The Gospel and the Enslaved Will 163

What, pray, can be said for grace against ‘free-will’ clearly and plainly, if Paul’s discourse here is not clear and plain? He exalts grace against ‘free-will’ in categorical terms; using the clearest and simplest words, he says that we are justified freely, and that grace is not grace if procured by works. With the greatest plainness he excludes all works in the matter of justification, and so sets up grace alone, and justification that is free. Yet in this light we still seek darkness, and because we cannot give ourselves great credit, yes, all the credit, for justification, we try to give ourselves some tiny little credit—solely in order that we may gain that point that justification by the grace of God is not free and without works! As though Paul’s denial that any of our greater works contributes to our justification were not much more a denial that our tiny little works do so! Especially when he has laid it down that we are justified only by God’s grace, without any works—indeed, without the law, in which all works, great, small, congruently or condignly meritorious, are contained. (Luther, Bondage of the Will)
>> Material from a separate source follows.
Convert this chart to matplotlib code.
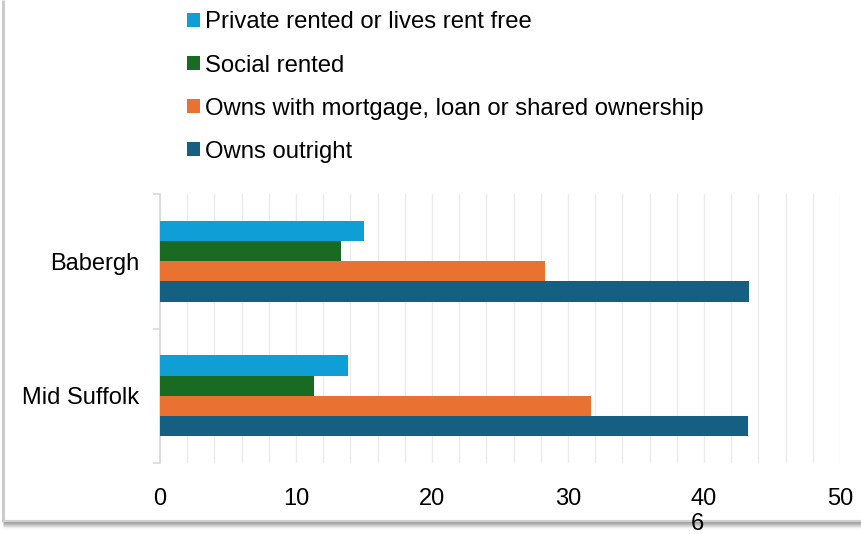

So with great plainness we have set out before us that grace is not grace if justification is procured by a work or by works. There is simply no way around this teaching of Paul and then set out and pointed to by Luther. To seek justification by one work of by man is to fall from grace as a way of justification (Gal 5:4). This is the way that all works and any work is excluded in justification and grace alone is set up and declared which means that there is no cause of justification found within the sinner. While sinners may not like this and certainly desire to leave things to where they can do one thing to move God to save them, but that is simply not the way of grace. For justification to be by grace alone there can be no cause in the sinner that would move God, but instead all causes are within God Himself. This is the way of grace alone.

So Paul, in his letters to the churches, was very clear about a justification by grace alone. But sinners have sought something that they could take credit for. Perhaps the most basic desire was not to have some tiny little credit, but to have some control of salvation so that I can do something in order not to be at the sovereign mercy of God. Sinners love to hear of grace, but not grace alone. Sinners love to hear of grace as available to them at their mere choice or prayer, but they hate to hear that grace alone means that it is God’s choice and not theirs. Indeed, in their battle against grace alone and for the ‘free-will’ they end up taking credit for that act of the will or choice, but the real issue is that sinners hate the true Gospel of grace alone and want a justification that is not by grace alone, that is not free of human cause, and is not free of all works in a categorical sense. But instead, sinners fight for ‘free-will’ in order that they may have some control of the situation which is to say that they want to be saved by their own choosing and have it left up to them. But that choosing comes at a great cost as seen before. In rejecting a free of cause justification the sinner sets up the cause within himself and as such rejects grace alone. In rejecting a grace alone salvation the sinner sets up himself as having the ability to choose which is a work. That makes grace to be no longer grace and is destructive to a justification by grace alone.

It seems so clear that setting up ‘free-will’ instead of grace destroys the true Gospel. Paul sets out so clearly that justification is by grace alone and apart from any works for justification at all. While the Galatians had the Judaizers come in and try to say that it was grace plus the one work of circumcision, Paul said that the one work meant that they had fallen from grace as a way of justification and were now obligated to keep the whole Law. This is the point that we must keep returning to over and over. If one act of the ‘free-will’ (which amounts to one tiny work) is necessary to be saved, then keeping the whole Law is necessary for that will. Nothing can be added to grace and still have grace alone.

Luther’s words (or something like them) must be ringing in our ears if we are to maintain a clear Gospel of grace alone. “We are justified only by God’s grace, without any works—indeed, without the law, in which all works, great, small, congruently or condignly meritorious, are contained.” If the Gospel of grace alone is to be preached in our day or in any day, it must be preached in such a way that we make it plain and very clear that a grace apart from the law means a grace that is apart from any and all works no matter how small and even inconsequential we think our one little work may be. It should also be made clear to people that they may be trusting in something other than grace alone so grace needs to deliver sinners from faith in self. It is not that grace is just a concept that  the brain must believe in, but grace is a reality of God and it must actually do the work in the soul so that the soul will not trust in anything of self or done by self.